• [INSTRUCTIONS TO FOLLOW]:
Go through the data and copy every line exactly, but not the images.

·····

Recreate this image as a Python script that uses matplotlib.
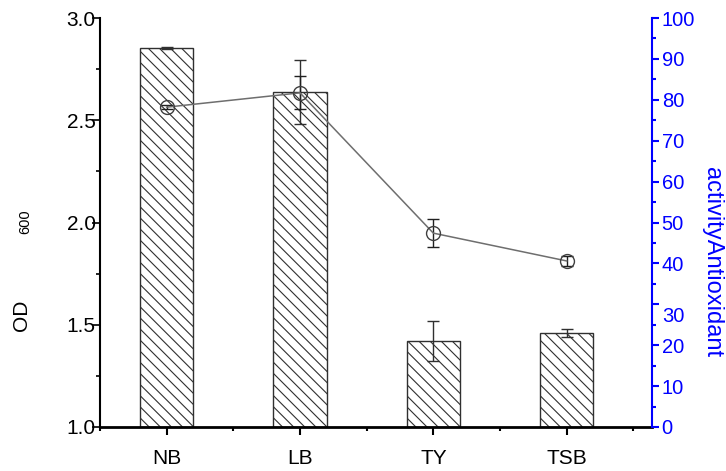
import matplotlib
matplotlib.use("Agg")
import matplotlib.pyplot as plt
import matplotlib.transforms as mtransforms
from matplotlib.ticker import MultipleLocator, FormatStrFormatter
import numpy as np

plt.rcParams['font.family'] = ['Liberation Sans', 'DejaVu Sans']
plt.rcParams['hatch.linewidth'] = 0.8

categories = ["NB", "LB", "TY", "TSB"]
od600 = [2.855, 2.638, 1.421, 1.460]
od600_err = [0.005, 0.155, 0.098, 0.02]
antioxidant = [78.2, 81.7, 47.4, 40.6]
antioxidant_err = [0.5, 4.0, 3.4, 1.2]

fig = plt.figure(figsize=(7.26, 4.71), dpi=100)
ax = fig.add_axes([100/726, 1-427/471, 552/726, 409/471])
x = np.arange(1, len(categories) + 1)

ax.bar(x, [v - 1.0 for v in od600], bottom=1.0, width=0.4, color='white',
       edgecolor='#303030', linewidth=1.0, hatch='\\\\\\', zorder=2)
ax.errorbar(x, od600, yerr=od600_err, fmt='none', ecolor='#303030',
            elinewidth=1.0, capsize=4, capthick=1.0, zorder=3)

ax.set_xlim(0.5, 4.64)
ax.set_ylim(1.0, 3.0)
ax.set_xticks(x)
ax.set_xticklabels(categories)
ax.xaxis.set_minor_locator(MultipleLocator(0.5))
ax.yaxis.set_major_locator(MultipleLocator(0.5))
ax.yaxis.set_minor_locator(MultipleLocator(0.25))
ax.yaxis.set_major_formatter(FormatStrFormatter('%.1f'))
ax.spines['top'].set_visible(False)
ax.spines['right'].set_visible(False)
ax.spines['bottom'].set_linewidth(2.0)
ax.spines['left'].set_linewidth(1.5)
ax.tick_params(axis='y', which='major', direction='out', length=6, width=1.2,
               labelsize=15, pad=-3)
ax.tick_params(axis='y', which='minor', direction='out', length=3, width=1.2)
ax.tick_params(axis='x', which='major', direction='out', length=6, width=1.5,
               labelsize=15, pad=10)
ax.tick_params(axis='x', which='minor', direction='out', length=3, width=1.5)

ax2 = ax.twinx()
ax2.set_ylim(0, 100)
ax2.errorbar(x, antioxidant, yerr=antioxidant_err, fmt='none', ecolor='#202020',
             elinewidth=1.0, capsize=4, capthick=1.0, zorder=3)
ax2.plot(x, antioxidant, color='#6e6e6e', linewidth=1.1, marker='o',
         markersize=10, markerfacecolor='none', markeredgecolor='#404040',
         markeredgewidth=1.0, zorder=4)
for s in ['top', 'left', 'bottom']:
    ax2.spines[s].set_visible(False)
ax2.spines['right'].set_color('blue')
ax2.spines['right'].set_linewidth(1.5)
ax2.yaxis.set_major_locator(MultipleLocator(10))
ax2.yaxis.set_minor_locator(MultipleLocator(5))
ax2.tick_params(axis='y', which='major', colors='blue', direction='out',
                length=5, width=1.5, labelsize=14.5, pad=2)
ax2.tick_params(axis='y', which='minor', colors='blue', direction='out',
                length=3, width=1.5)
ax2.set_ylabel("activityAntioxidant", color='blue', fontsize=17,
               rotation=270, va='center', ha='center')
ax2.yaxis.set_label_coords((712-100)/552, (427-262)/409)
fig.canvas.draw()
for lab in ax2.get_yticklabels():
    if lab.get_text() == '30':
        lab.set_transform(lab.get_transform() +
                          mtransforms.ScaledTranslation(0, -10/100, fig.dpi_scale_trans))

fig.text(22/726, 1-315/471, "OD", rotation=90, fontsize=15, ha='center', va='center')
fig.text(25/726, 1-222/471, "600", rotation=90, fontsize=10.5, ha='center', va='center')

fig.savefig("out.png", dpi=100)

·····

• [SOLUTION]:
Recreate this image as a Python script that uses matplotlib.
import matplotlib
matplotlib.use("Agg")
import matplotlib.pyplot as plt
import matplotlib.transforms as mtransforms
from matplotlib.ticker import MultipleLocator, FormatStrFormatter
import numpy as np

plt.rcParams['font.family'] = ['Liberation Sans', 'DejaVu Sans']
plt.rcParams['hatch.linewidth'] = 0.8

categories = ["NB", "LB", "TY", "TSB"]
od600 = [2.855, 2.638, 1.421, 1.460]
od600_err = [0.005, 0.155, 0.098, 0.02]
antioxidant = [78.2, 81.7, 47.4, 40.6]
antioxidant_err = [0.5, 4.0, 3.4, 1.2]

fig = plt.figure(figsize=(7.26, 4.71), dpi=100)
ax = fig.add_axes([100/726, 1-427/471, 552/726, 409/471])
x = np.arange(1, len(categories) + 1)

ax.bar(x, [v - 1.0 for v in od600], bottom=1.0, width=0.4, color='white',
       edgecolor='#303030', linewidth=1.0, hatch='\\\\\\', zorder=2)
ax.errorbar(x, od600, yerr=od600_err, fmt='none', ecolor='#303030',
            elinewidth=1.0, capsize=4, capthick=1.0, zorder=3)

ax.set_xlim(0.5, 4.64)
ax.set_ylim(1.0, 3.0)
ax.set_xticks(x)
ax.set_xticklabels(categories)
ax.xaxis.set_minor_locator(MultipleLocator(0.5))
ax.yaxis.set_major_locator(MultipleLocator(0.5))
ax.yaxis.set_minor_locator(MultipleLocator(0.25))
ax.yaxis.set_major_formatter(FormatStrFormatter('%.1f'))
ax.spines['top'].set_visible(False)
ax.spines['right'].set_visible(False)
ax.spines['bottom'].set_linewidth(2.0)
ax.spines['left'].set_linewidth(1.5)
ax.tick_params(axis='y', which='major', direction='out', length=6, width=1.2,
               labelsize=15, pad=-3)
ax.tick_params(axis='y', which='minor', direction='out', length=3, width=1.2)
ax.tick_params(axis='x', which='major', direction='out', length=6, width=1.5,
               labelsize=15, pad=10)
ax.tick_params(axis='x', which='minor', direction='out', length=3, width=1.5)

ax2 = ax.twinx()
ax2.set_ylim(0, 100)
ax2.errorbar(x, antioxidant, yerr=antioxidant_err, fmt='none', ecolor='#202020',
             elinewidth=1.0, capsize=4, capthick=1.0, zorder=3)
ax2.plot(x, antioxidant, color='#6e6e6e', linewidth=1.1, marker='o',
         markersize=10, markerfacecolor='none', markeredgecolor='#404040',
         markeredgewidth=1.0, zorder=4)
for s in ['top', 'left', 'bottom']:
    ax2.spines[s].set_visible(False)
ax2.spines['right'].set_color('blue')
ax2.spines['right'].set_linewidth(1.5)
ax2.yaxis.set_major_locator(MultipleLocator(10))
ax2.yaxis.set_minor_locator(MultipleLocator(5))
ax2.tick_params(axis='y', which='major', colors='blue', direction='out',
                length=5, width=1.5, labelsize=14.5, pad=2)
ax2.tick_params(axis='y', which='minor', colors='blue', direction='out',
                length=3, width=1.5)
ax2.set_ylabel("activityAntioxidant", color='blue', fontsize=17,
               rotation=270, va='center', ha='center')
ax2.yaxis.set_label_coords((712-100)/552, (427-262)/409)
fig.canvas.draw()
for lab in ax2.get_yticklabels():
    if lab.get_text() == '30':
        lab.set_transform(lab.get_transform() +
                          mtransforms.ScaledTranslation(0, -10/100, fig.dpi_scale_trans))

fig.text(22/726, 1-315/471, "OD", rotation=90, fontsize=15, ha='center', va='center')
fig.text(25/726, 1-222/471, "600", rotation=90, fontsize=10.5, ha='center', va='center')

fig.savefig("out.png", dpi=100)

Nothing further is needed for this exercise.